Junior Research Fellow in Music

I was born in Berkeley, California, and attended Oberlin College and Conservatory as a double-degree student in Latin and Piano Performance. I completed an MPhil in Music Studies as a Gates Cambridge Scholar before moving to Harvard University to obtain a PhD in Music. I arrived to Queen's in 2019 to take up my current position.

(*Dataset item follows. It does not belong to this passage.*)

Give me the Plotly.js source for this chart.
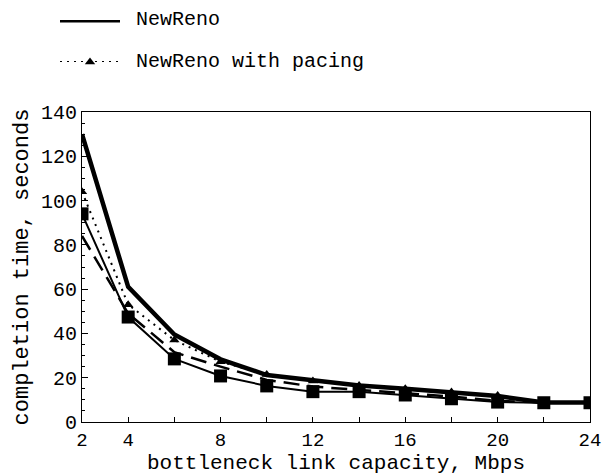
<!DOCTYPE html>
<html>
<head>
<meta charset="utf-8">
<script src="https://cdn.plot.ly/plotly-3.0.1.min.js"></script>
<style>html,body{margin:0;padding:0;background:#fff;}#chart{width:608px;height:475px;}</style>
</head>
<body>
<div id="chart"></div>
<script>
// Data
const capacity = [2, 4, 6, 8, 10, 12, 14, 16, 18, 20, 22, 24];
const newReno = [130, 61, 39.5, 28.3, 21.2, 19, 16.5, 15, 13.4, 11.7, 8.8, 8.8];
const newRenoPacing = [104, 53, 37, 27.2, 21.5, 18.5, 16.5, 15, 13.6, 12, 8.8, 8.8];
const dashedSeries = [84, 49, 31.5, 25, 19, 16, 14.5, 13, 11.5, 9.5, 8.8, 8.8];
const squareSeries = [94, 47.4, 28.5, 20.8, 16.3, 13.7, 13.7, 12.2, 10.5, 9, 8.7, 8.7];
const xTickVals = [2, 4, 6, 8, 10, 12, 14, 16, 18, 20, 22, 24];
const xTickText = ['2', '4', '', '8', '', '12', '', '16', '', '20', '', '24'];
const legendNames = ['NewReno', 'NewReno with pacing'];

const FONT = 'Liberation Mono, Courier New, monospace';
const W = 608, H = 475, ML = 10, MR = 18, MT = 6, MB = 53;
const PW = W - ML - MR, PH = H - MT - MB;
const px = v => (v - ML) / PW;          // pixel x -> paper x
const py = v => (H - MB - v) / PH;      // pixel y -> paper y
const PLOT_LEFT = 82, PLOT_TOP = 112;

const traces = [
  {x: capacity, y: newReno, mode: 'lines', line: {color: '#000', width: 4.5}, showlegend: false},
  {x: capacity, y: newRenoPacing, mode: 'lines+markers', line: {color: '#000', width: 2, dash: '2px,5px'},
   marker: {symbol: 'triangle-up', size: 9, color: '#000'}, showlegend: false},
  {x: capacity, y: dashedSeries, mode: 'lines', line: {color: '#000', width: 2.5, dash: '16px,8px'}, showlegend: false},
  {x: capacity, y: squareSeries, mode: 'lines+markers', line: {color: '#000', width: 2},
   marker: {symbol: 'square', size: 13, color: '#000'}, showlegend: false},
  // legend samples on a helper axis
  {x: [0, 1], y: [1, 1], xaxis: 'x2', yaxis: 'y2', mode: 'lines', line: {color: '#000', width: 5},
   showlegend: false, hoverinfo: 'skip', cliponaxis: false},
  {x: [0, 1], y: [0, 0], xaxis: 'x2', yaxis: 'y2', mode: 'lines',
   line: {color: '#000', width: 2, dash: '2px,5px'}, showlegend: false, hoverinfo: 'skip', cliponaxis: false},
  {x: [0.5], y: [0], xaxis: 'x2', yaxis: 'y2', mode: 'markers', cliponaxis: false,
   marker: {symbol: 'triangle-up', size: 9, color: '#000'}, showlegend: false, hoverinfo: 'skip'}
];

const layout = {
  width: W, height: H,
  margin: {l: ML, r: MR, t: MT, b: MB, pad: 0},
  paper_bgcolor: '#fff', plot_bgcolor: 'rgba(0,0,0,0)',
  showlegend: false,
  font: {family: FONT, color: '#000', size: 19},
  xaxis: {
    domain: [px(PLOT_LEFT), 1], anchor: 'y',
    range: [2, 24], tickmode: 'array', tickvals: xTickVals, ticktext: xTickText,
    ticks: 'inside', ticklen: 5, tickcolor: '#000', showgrid: false, zeroline: false,
    showline: true, linecolor: '#000', linewidth: 1, mirror: true,
    tickfont: {family: FONT, size: 19},
    title: {text: 'bottleneck link capacity, Mbps', font: {family: FONT, size: 21}, standoff: 4}
  },
  yaxis: {
    domain: [0, py(PLOT_TOP)], anchor: 'x',
    range: [0, 140], dtick: 20, ticks: 'inside', ticklen: 6, tickcolor: '#000',
    minor: {dtick: 5, ticks: 'inside', ticklen: 3, tickcolor: '#000', showgrid: false},
    showgrid: false, zeroline: false,
    showline: true, linecolor: '#000', linewidth: 1, mirror: true,
    tickfont: {family: FONT, size: 20},
    title: {text: 'completion time, seconds', font: {family: FONT, size: 22}, standoff: 6}
  },
  xaxis2: {domain: [px(60), px(120)], range: [0, 1], anchor: 'y2', visible: false, fixedrange: true},
  yaxis2: {domain: [py(62), py(20)], range: [0, 1], anchor: 'x2', visible: false, fixedrange: true},
  annotations: [
    {xref: 'paper', yref: 'paper', x: px(134), y: py(20), xanchor: 'left', yanchor: 'middle',
     text: legendNames[0], showarrow: false, font: {family: FONT, size: 20, color: '#000'}},
    {xref: 'paper', yref: 'paper', x: px(134), y: py(62), xanchor: 'left', yanchor: 'middle',
     text: legendNames[1], showarrow: false, font: {family: FONT, size: 20, color: '#000'}}
  ]
};

Plotly.newPlot('chart', traces, layout, {displayModeBar: false, staticPlot: true});
</script>
</body>
</html>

I meanwhile also pursue a career as a concert pianist, specialising in contemporary music and historical performance practice with the support of a Leonore Annenberg Fellowship for the Performing and Visual Arts.

Teaching

I supervise undergraduate dissertations and teach courses in musical analysis, musicology, and performance practice studies from across the entire first-, second-, and third-year curriculum in music studies.

Research

My research and scholarship focuses primarily on the global history of music theory during the nineteenth century, drawing together analysis, archival studies, and ethnographic fieldwork. I work with European, Hindustani and Japanese sources in multiple languages, and draw on my own performance practice in asking how the foundational theories of musical analysis, perception and pedagogy entangled with the operations of colonial modernity. 

My main focus is my book project, tentatively entitled 'The Emperor’s New Keyboards: Or, The Global Politics of Tuning and Temperament'. This examines the forces that compelled 19th-century European music theory, musical science and comparative musicology to conform their approaches to the discrete pitch collections of standard and just-intonation keyboards, and connect their projects to globalising enterprises focused on rationalising, standardising and improving musical cultures from around the world. 

I am meanwhile pursuing three interconnected projects: 1) a translation with commentary of analytical essays and short stories by Johanna Kinkel (1810-1851); 2) an examination of how colonial epistemologies shaped conceptual models of 'pitch space', drawing on decolonial and antiracist critique; and 3) a project in the digital humanities, focused on recreating the experimental keyboards I study in my book project with synthesizers, and investigating their applications in music theory pedagogy.